As the digital revolution continues, many of today’s most common jobs are evolving at a rapid pace. Similarly, a lot of new, previously unheard-of jobs are starting to emerge, and it’s important the next generation of job seekers are equipped with the skills needed to make the most of these exciting opportunities.

Statistics from the national careers service say that 90% of new, emerging jobs require digital skills of some kind, and 72% of UK employers are unwilling to even interview candidates who don’t have the right level of IT knowledge.
However, this National Apprenticeship Week, one tech firm is seeing the benefits of using apprenticeships to help their workforce develop the skills they need to make a real impact on their business.

With offices in Cambridge and North America, Envisia Learning, was one of the first companies to offer leadership development professionals the 360-degree feedback process online in 1997. In the decades since, they have built custom assessment and development processes and reports for hundreds of clients all over the world, helping them to deliver real and lasting behaviour change, through a combination of psychology, technology and talent development expertise.

In 2018 for the first time, Envisia Learning turned to apprenticeships to add to their talent pool.
Matt Pocock, Managing Director of Envisia Learning explains their approach, “We were growing as a business, and internally we had a need for more software developers. We came across some of the Government adverts about apprenticeships, made some enquiries and went from there.”

Envisia Learning hired apprentice Ciaran Tuohy, straight from his college course. With no real work experience,and despite using cutting edge coding software within their leading and development software, they have never looked back.

Says Matt, “Ciaran had some coding knowledge but was largely self-taught. We were quite tough on him at interview stage; as part of the process, we use a book that introduces the Ruby on Rails coding language. You can follow the instructions initially, but then you have to go deeper and demonstrate your learning. The book doesn’t tell you what to do, you have to use your learning to complete tasks. We left it with Ciaran for a week or two, he invested a lot of his time and picked things up quickly but it was a learning curve for him.”

Ciaran had left school after his first year of A-levels and was working for his Dad’s electrical business when he saw the apprenticeship. Despite his relative inexperience, Ciaran made a strong impression during the interview process and Envisia Learning were confident this he was the right person for them.

Matt explains, “As an employer, it was a great thing for us to do morally, to be able to offer this type of opportunity and invest in a young person at the start of their career, but the apprenticeship has been a great success and delivering a real return in investment for us as a business. We paid slightly more than the national apprenticeship wage but the benefits we see are significantly greater than this.”

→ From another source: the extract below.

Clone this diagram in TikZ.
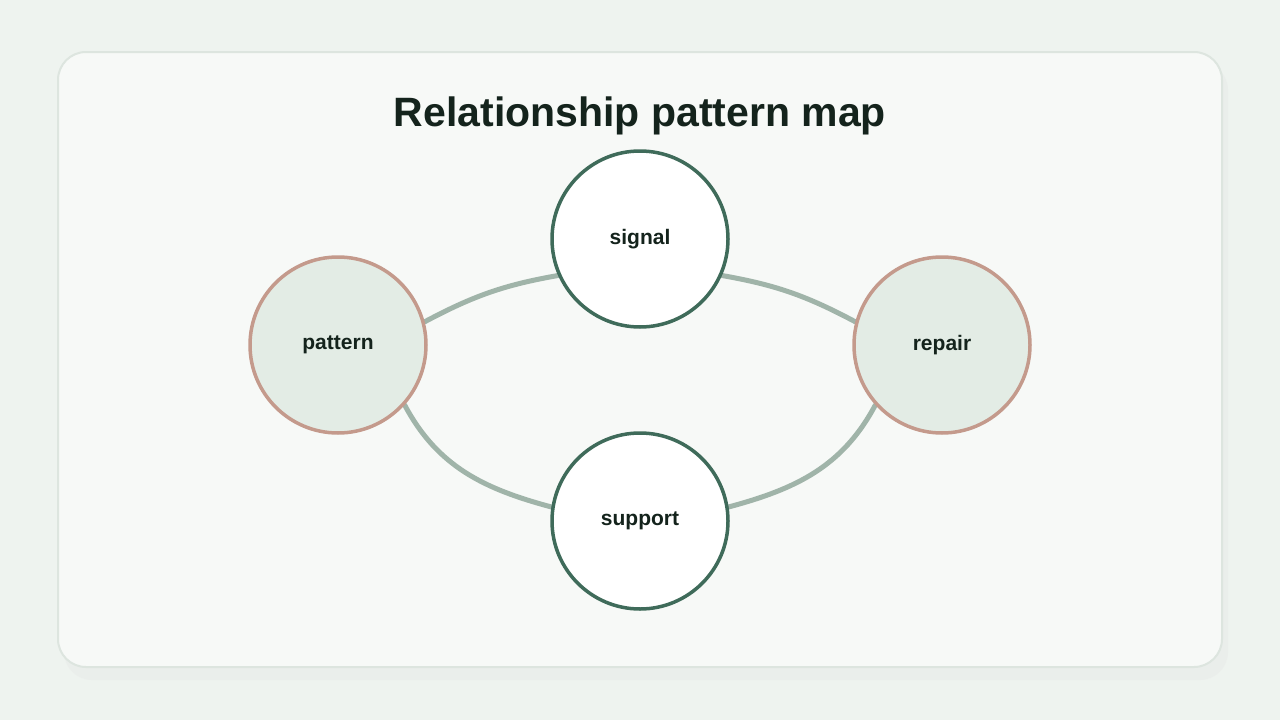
\documentclass[tikz,border=0pt]{standalone}
\usepackage{fontspec}
\setmainfont{Liberation Sans}
\usetikzlibrary{backgrounds}
\definecolor{bg}{HTML}{EEF3EF}
\definecolor{card}{HTML}{F7F9F7}
\definecolor{cardline}{HTML}{DDE5DF}
\definecolor{dgreen}{HTML}{3F6B5A}
\definecolor{pinkc}{HTML}{C49A8C}
\definecolor{pfill}{HTML}{E3ECE5}
\definecolor{link}{HTML}{A0B4A9}
\definecolor{ink}{HTML}{14231C}
\tikzset{
  x=1pt,y=-1pt,
  hub/.style={circle,minimum size=176pt,line width=3.5pt,draw=dgreen,fill=white,font=\bfseries\fontsize{21}{24}\selectfont,text=ink,yshift=-3pt},
  side/.style={hub,draw=pinkc,fill=pfill},
  conn/.style={line width=5pt,draw=link,line cap=round}
}
\begin{document}
\begin{tikzpicture}
\useasboundingbox (0,0) rectangle (1280,720);
\node[font=\bfseries\fontsize{41}{46}\selectfont,text=ink] (title) at (640,116) {Relationship pattern map};
\node[hub] (signal) at (640,236) {signal};
\node[side] (pattern) at (338,342) {pattern};
\node[side] (repair) at (942,342) {repair};
\node[hub] (support) at (640,518) {support};
\begin{scope}[on background layer]
\fill[bg] (0,0) rectangle (1280,720);
\fill[black!10,opacity=0.35,rounded corners=28pt] (64,62) rectangle (1228,680);
\filldraw[fill=card,draw=cardline,line width=2pt,rounded corners=28pt] (58,52) rectangle (1222,667);
\draw[conn] (pattern.15) to[out=28,in=190] (signal.204);
\draw[conn] (signal.-24) to[out=-10,in=152] (repair.165);
\draw[conn] (pattern.-42) to[out=-62,in=165] (support.171);
\draw[conn] (support.9) to[out=15,in=-118] (repair.-138);
\end{scope}
\end{tikzpicture}
\end{document}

“We were able to get a great candidate into the business, who picked things up very quickly. Ciaran had no knowledge of the Ruby on Rails software initially, but after around three months he was able to work on internal development projects and also client work for us which we would bill out. For a firm of 15 people in our UK business, this was a massive benefit.”

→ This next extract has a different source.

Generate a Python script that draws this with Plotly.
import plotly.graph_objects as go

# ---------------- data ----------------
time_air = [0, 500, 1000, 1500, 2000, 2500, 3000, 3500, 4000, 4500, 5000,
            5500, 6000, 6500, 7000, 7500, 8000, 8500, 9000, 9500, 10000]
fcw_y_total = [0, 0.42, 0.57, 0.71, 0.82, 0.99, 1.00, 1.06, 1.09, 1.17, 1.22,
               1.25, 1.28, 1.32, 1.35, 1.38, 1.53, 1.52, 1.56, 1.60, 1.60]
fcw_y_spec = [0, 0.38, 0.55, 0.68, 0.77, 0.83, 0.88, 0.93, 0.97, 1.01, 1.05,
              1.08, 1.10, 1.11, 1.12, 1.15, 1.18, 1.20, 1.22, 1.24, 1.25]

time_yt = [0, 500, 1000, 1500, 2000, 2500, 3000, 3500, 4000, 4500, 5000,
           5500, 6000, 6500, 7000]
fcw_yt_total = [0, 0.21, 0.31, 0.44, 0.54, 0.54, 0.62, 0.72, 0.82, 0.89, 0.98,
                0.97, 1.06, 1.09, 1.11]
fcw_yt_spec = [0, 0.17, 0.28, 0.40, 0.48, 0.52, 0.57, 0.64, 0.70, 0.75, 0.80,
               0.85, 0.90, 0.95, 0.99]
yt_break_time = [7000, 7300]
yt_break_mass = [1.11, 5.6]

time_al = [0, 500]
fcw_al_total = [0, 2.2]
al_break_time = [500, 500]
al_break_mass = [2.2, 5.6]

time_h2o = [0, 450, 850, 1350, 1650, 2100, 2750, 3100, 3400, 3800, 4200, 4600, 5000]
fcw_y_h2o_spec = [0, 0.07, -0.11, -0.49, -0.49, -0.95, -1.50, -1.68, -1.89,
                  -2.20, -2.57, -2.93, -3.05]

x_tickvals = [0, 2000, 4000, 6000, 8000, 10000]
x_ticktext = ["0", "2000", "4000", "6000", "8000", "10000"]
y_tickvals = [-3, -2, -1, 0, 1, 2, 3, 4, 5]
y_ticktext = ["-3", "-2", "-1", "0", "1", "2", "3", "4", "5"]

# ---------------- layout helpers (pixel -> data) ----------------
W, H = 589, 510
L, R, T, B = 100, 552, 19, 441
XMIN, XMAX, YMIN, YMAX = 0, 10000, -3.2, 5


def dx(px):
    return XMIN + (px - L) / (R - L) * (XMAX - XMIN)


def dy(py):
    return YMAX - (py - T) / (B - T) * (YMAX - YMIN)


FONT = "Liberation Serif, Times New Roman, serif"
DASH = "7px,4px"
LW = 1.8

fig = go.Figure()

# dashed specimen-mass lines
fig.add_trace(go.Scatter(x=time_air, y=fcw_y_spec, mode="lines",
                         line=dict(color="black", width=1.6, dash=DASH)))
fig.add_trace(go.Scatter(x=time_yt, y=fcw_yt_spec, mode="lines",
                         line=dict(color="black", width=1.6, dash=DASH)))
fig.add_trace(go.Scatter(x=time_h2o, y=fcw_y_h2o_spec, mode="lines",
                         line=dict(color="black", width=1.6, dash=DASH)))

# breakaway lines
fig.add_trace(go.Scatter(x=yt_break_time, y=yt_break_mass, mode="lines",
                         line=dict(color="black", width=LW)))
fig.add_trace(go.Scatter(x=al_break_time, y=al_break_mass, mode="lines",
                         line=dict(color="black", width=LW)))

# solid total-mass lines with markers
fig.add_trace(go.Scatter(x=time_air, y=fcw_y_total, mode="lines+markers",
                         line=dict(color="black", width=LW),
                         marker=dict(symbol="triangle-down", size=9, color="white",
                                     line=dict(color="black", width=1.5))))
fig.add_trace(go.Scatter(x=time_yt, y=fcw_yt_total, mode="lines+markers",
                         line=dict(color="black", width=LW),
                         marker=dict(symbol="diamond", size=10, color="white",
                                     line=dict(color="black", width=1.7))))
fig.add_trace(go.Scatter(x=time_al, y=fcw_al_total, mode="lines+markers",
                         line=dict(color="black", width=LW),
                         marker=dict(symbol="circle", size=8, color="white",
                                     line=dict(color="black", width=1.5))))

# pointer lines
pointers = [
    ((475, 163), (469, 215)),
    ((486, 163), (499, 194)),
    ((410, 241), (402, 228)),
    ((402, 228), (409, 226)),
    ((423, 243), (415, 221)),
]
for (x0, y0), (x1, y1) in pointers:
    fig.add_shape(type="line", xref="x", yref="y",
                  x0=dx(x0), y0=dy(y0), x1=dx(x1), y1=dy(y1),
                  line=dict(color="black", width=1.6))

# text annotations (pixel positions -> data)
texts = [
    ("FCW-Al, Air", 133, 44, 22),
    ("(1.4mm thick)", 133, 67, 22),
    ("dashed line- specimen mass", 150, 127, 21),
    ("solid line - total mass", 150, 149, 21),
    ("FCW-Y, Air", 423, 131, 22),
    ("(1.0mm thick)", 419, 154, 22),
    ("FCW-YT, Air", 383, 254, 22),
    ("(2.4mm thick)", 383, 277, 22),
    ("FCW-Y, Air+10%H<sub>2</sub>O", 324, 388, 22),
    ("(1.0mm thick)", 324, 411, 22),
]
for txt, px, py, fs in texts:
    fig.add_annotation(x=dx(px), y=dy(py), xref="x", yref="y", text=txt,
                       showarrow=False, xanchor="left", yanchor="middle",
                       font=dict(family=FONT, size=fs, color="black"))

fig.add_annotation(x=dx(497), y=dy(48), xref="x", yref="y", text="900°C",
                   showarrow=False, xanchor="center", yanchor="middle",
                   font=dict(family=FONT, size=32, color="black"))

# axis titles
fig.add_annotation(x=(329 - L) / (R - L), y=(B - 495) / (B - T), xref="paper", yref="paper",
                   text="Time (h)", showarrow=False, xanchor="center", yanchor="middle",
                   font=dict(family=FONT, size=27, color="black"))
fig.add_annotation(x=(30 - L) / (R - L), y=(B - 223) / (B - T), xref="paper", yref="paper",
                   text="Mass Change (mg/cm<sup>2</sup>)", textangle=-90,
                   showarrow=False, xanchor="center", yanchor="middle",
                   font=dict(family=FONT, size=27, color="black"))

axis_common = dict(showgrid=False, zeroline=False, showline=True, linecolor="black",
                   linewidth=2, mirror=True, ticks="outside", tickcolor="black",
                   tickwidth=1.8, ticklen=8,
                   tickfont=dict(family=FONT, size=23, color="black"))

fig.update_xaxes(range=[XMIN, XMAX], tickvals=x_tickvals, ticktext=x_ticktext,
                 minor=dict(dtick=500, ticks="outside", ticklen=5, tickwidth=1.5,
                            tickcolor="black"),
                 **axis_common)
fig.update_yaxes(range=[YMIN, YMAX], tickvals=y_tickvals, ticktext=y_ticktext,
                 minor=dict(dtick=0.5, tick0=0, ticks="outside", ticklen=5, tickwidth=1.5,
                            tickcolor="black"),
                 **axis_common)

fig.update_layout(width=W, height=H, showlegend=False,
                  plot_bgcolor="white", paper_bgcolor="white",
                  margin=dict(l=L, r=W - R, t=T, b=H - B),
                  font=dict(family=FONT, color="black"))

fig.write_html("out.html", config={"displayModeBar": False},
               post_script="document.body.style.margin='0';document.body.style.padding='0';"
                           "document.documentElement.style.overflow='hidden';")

IT apprenticeships deliver the skills that school, college and university leavers need to help businesses grow in an increasingly digital world. This new experience has made an advocate of Matt, and the business are keen to hire more apprentices in the future.

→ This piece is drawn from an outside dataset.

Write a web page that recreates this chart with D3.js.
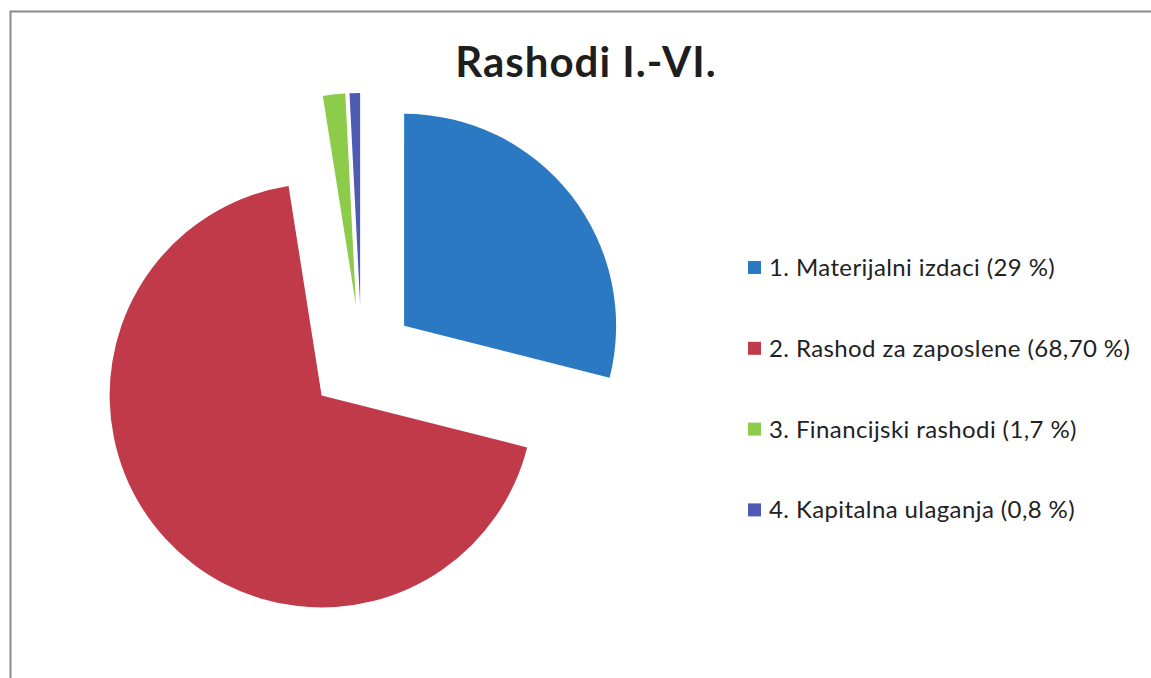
<!DOCTYPE html>
<html>
<head>
<meta charset="utf-8">
<script src="https://cdn.jsdelivr.net/npm/d3@7"></script>
<style>
  body { margin: 0; background: #fff; }
  svg { display: block; }
</style>
</head>
<body>
<div class="container"></div>
<script>
// data
const title = 'Rashodi I.-VI.';
const categories = ['1. Materijalni izdaci', '2. Rashod za zaposlene', '3. Financijski rashodi', '4. Kapitalna ulaganja'];
const values = [29, 68.7, 1.7, 0.8];
const valueLabels = ['29 %', '68,70 %', '1,7 %', '0,8 %'];

// config
const config = {
  width: 1151,
  height: 678,
  center: { x: 361.5, y: 359 },
  radius: 212,
  explode: 54,
  legend: { x: 748, y: 267.5, step: 80.8, box: 13, textGap: 8 },
  color: ['#2b79c2', '#c13a4a', '#8dcc4b', '#4f5ab5'],
};

const svg = d3.select('.container')
  .append('svg')
  .attr('width', config.width)
  .attr('height', config.height);

// frame (top + left edge of the scanned chart box)
svg.append('path')
  .attr('d', 'M10.5,' + config.height + 'V11.5H' + config.width)
  .attr('fill', 'none')
  .attr('stroke', '#8a8a8a')
  .attr('stroke-width', 2);

// title
svg.append('text')
  .attr('x', 586)
  .attr('y', 77)
  .attr('text-anchor', 'middle')
  .style('font-family', 'Lato, "Open Sans", sans-serif')
  .style('font-weight', 'bold')
  .style('font-size', '42px')
  .style('letter-spacing', '1px')
  .style('fill', '#1e1e1e')
  .text(title);

const color = d3.scaleOrdinal().domain(categories).range(config.color);

const pie = d3.pie().sort(null).value(d => d.value);
const arc = d3.arc().innerRadius(0).outerRadius(config.radius);
const rows = categories.map((c, i) => ({ name: c, value: values[i], label: valueLabels[i] }));

// exploded slices
svg.append('g')
  .attr('transform', `translate(${config.center.x},${config.center.y})`)
  .selectAll('path')
  .data(pie(rows))
  .enter().append('path')
  .attr('d', arc)
  .attr('transform', d => {
    const a = (d.startAngle + d.endAngle) / 2;
    return `translate(${Math.sin(a) * config.explode},${-Math.cos(a) * config.explode})`;
  })
  .style('fill', d => color(d.data.name));

// legend
const legend = svg.append('g').selectAll('g')
  .data(rows)
  .enter().append('g')
  .attr('transform', (d, i) => `translate(${config.legend.x},${config.legend.y + i * config.legend.step})`);

legend.append('rect')
  .attr('x', 0)
  .attr('y', -config.legend.box / 2)
  .attr('width', config.legend.box)
  .attr('height', config.legend.box)
  .style('fill', d => color(d.name));

legend.append('text')
  .attr('x', config.legend.box + config.legend.textGap)
  .attr('y', 8.5)
  .style('font-family', 'Lato, "Open Sans", sans-serif')
  .style('font-size', '24px')
  .style('letter-spacing', '0.4px')
  .style('fill', '#222')
  .text(d => `${d.name} (${d.label})`);
</script>
</body>
</html>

“The apprenticeship route is a great choice for many people. Many choose university but with the fees, it’s not for everyone. We are based 15 minutes from Ciaran’s house, and rather than pay to learn, he is getting paid to learn. He could have gone to college or university, but the software he studied may not have been the one his employer used. Now he is a full-time programmer, on a decent salary. I would say the apprenticeship has worked well for him. If we could find another candidate like Ciaran, we would take on another apprentice in a heartbeat.”